The 10-year Treasury yield was last higher by about 3 basis points, trading at 4.26%. The rate on the 2-year note was up nearly 2 basis points, trading at 3.59%.
—Darla Mercado
What the Fed decision means for consumer borrowing and savings rates
At a time when many U.S. households are concerned about affordability, the central bank’s decision means consumers may have to wait a little longer for relief from high borrowing costs — at least when it comes to some types of loans.
Generally, short-term rates, like credit cards, are closely pegged to the fed’s benchmark. Longer-term rates, like mortgages, are more influenced by inflation and other economic factors.
While the central bank has no direct influence on deposit rates, those yields tend to be correlated to changes in the target federal funds rate — so holding that rate unchanged will keep savings rates above the rate of inflation, which is a rare win.
— Jessica Dickler
Allianz Trade sees just one rate cut in 2026
Though the market anticipates up to two rate cuts this year, Allianz Trade sees just one reduction in 2026 as the Federal Reserve contends with economic pressures.
“[Federal Open Market Committee] policymakers are divided on the balance of risks between weak hiring and persistent inflation,” Maxime Darmet, Allianz Trade’s senior economist for the U.S., France and the U.K., said in a written commentary.
He said that growing evidence that the rollout of artificial intelligence is powering GDP growth, along with a stabilizing labor market, should convince Fed policymakers to keep rates near their current levels for the remainder of the year. The current interest rate range is 3.5% to 3.75%.

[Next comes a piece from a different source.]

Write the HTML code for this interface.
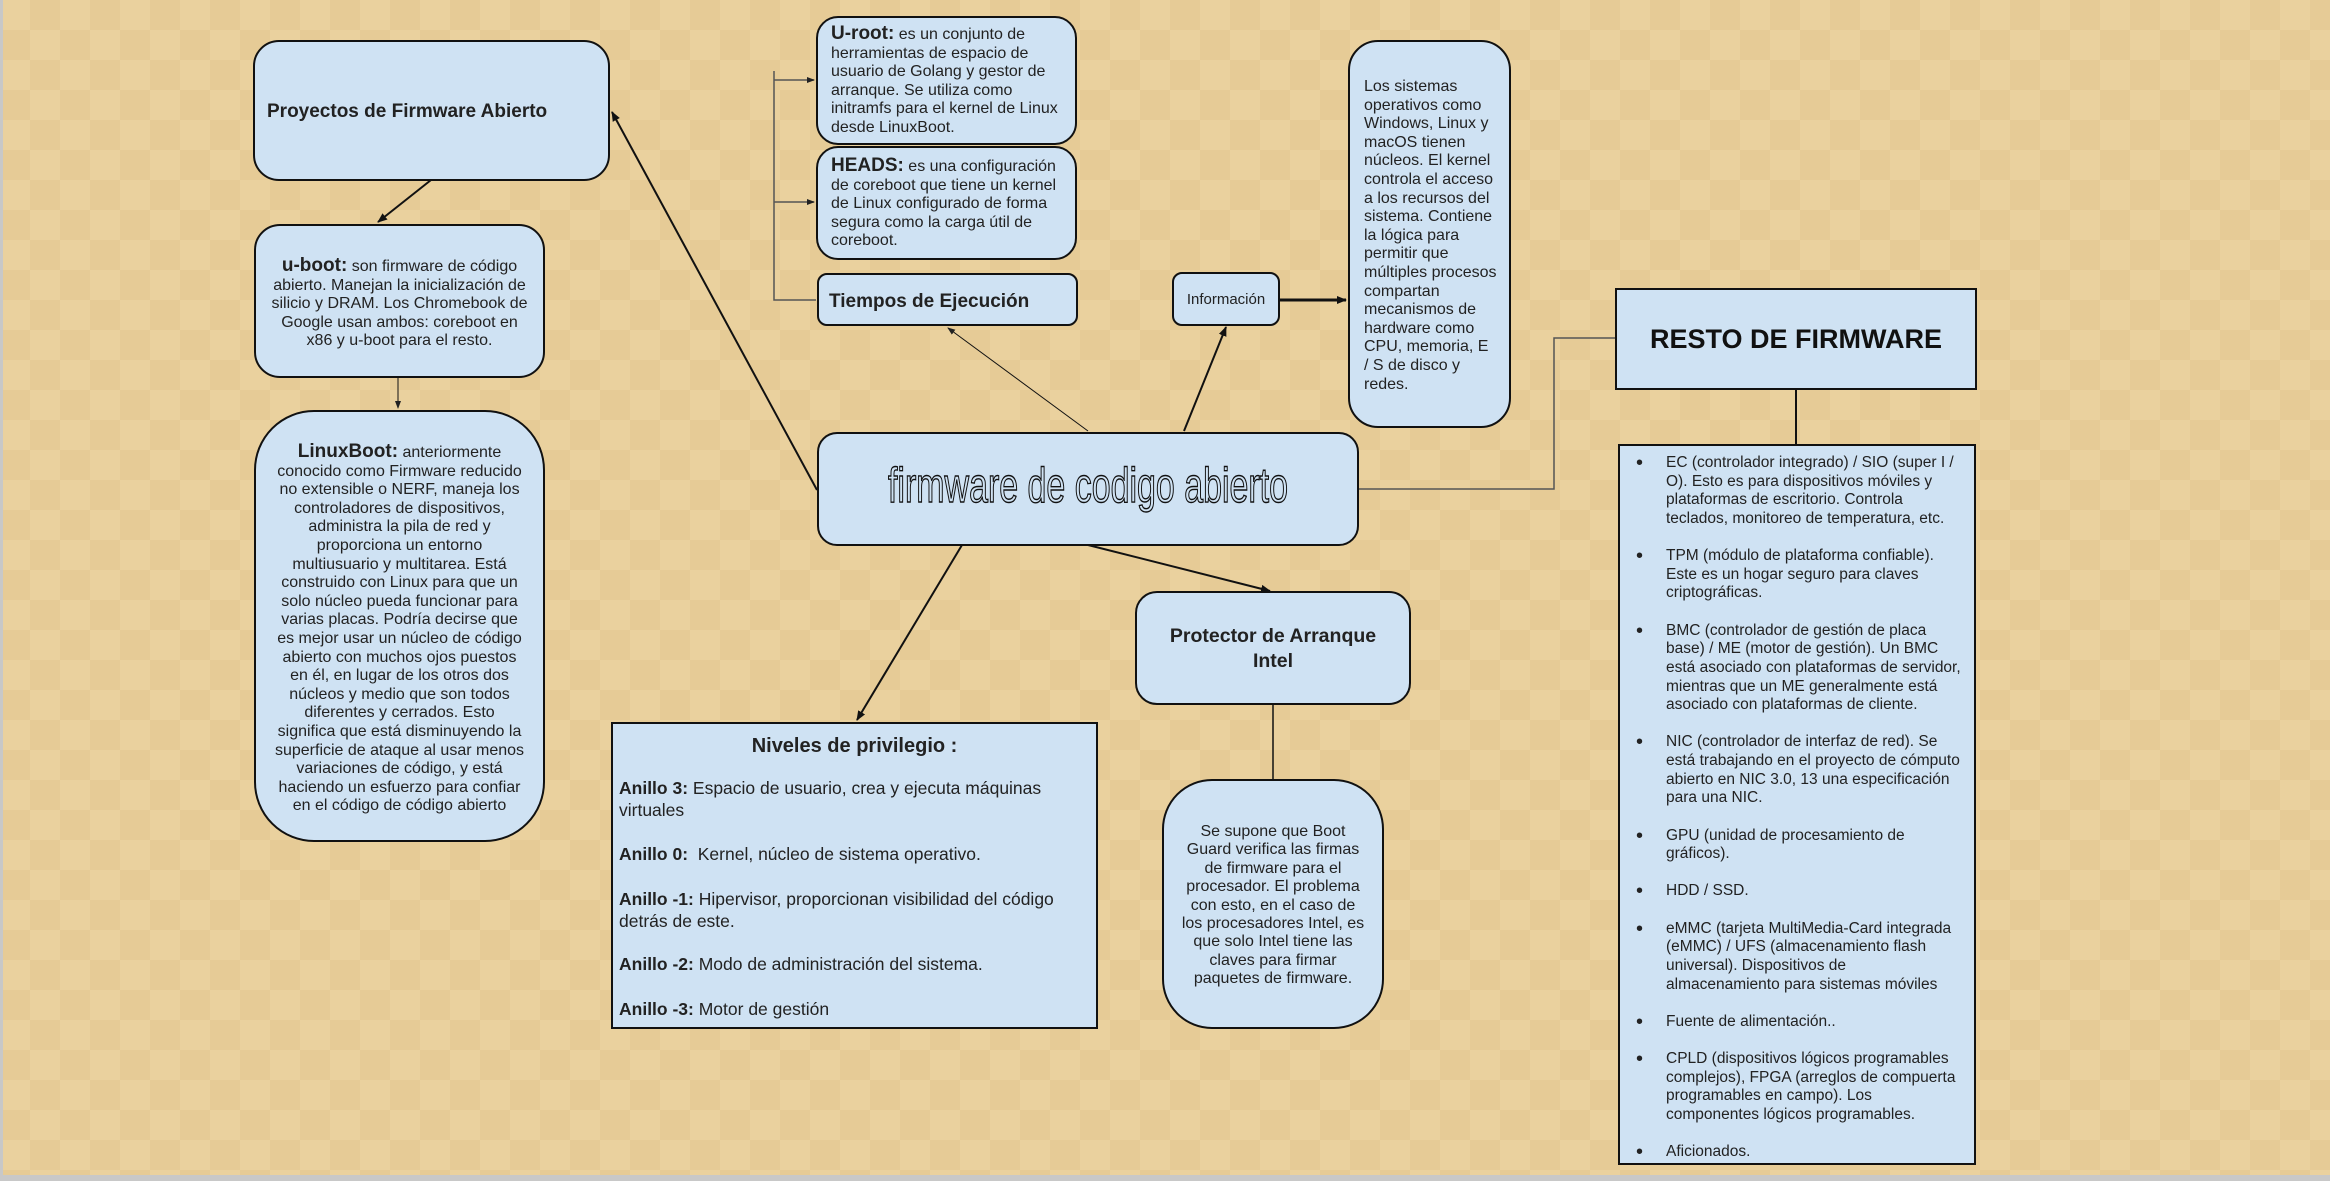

“We continue to expect only one 25bps rate cut in 2026, most likely in June,” he added. “The economy can clearly operate with Fed rates at 3.5%. Lower rates would be unwarranted as they would reignite inflation risks.”
—Darla Mercado
Rick Rieder emerges as frontrunner to replace Powell in prediction markets
BlackRock’s fixed-income chief Rick Rieder has emerged as the frontrunner in prediction markets to succeed Powell as Fed chair when his term ends in May. Traders on Kalshi are giving the Wall Street veteran a 43% chance, well ahead of former Fed Governor Kevin Warsh at 29%.
Rieder’s odds rose after Trump called him “very impressive” in a CNBC interview at the World Economic Forum. A separate Bloomberg News report, citing people familiar with the matter, said White House officials generally view Rieder favorably.
By contrast, National Economic Council Director Kevin Hassett has seen his odds fall to 8% on Kalshi, after Trump told reporters he would miss Hassett at the NEC and would prefer he remain in the role.
— Yun Li
What to expect at the conclusion of the Fed’s January meeting
The Federal Reserve will likely keep its key interest rate steady at a range of 3.5% to 3.75% at the end of its policy meeting on Wednesday.
While the decision itself won’t provide much action, traders are going to keep a close ear on Fed Chair Powell’s press conference, which kicks off at 2:30 p.m. ET. They’ll be seeking clues on where policy might be heading longer term.
Traders will also have another development on their minds: the fireworks surrounding the central bank in Washington. President Trump recently told CNBC that he may have winnowed down the list of potential Fed chair candidates to just one individual.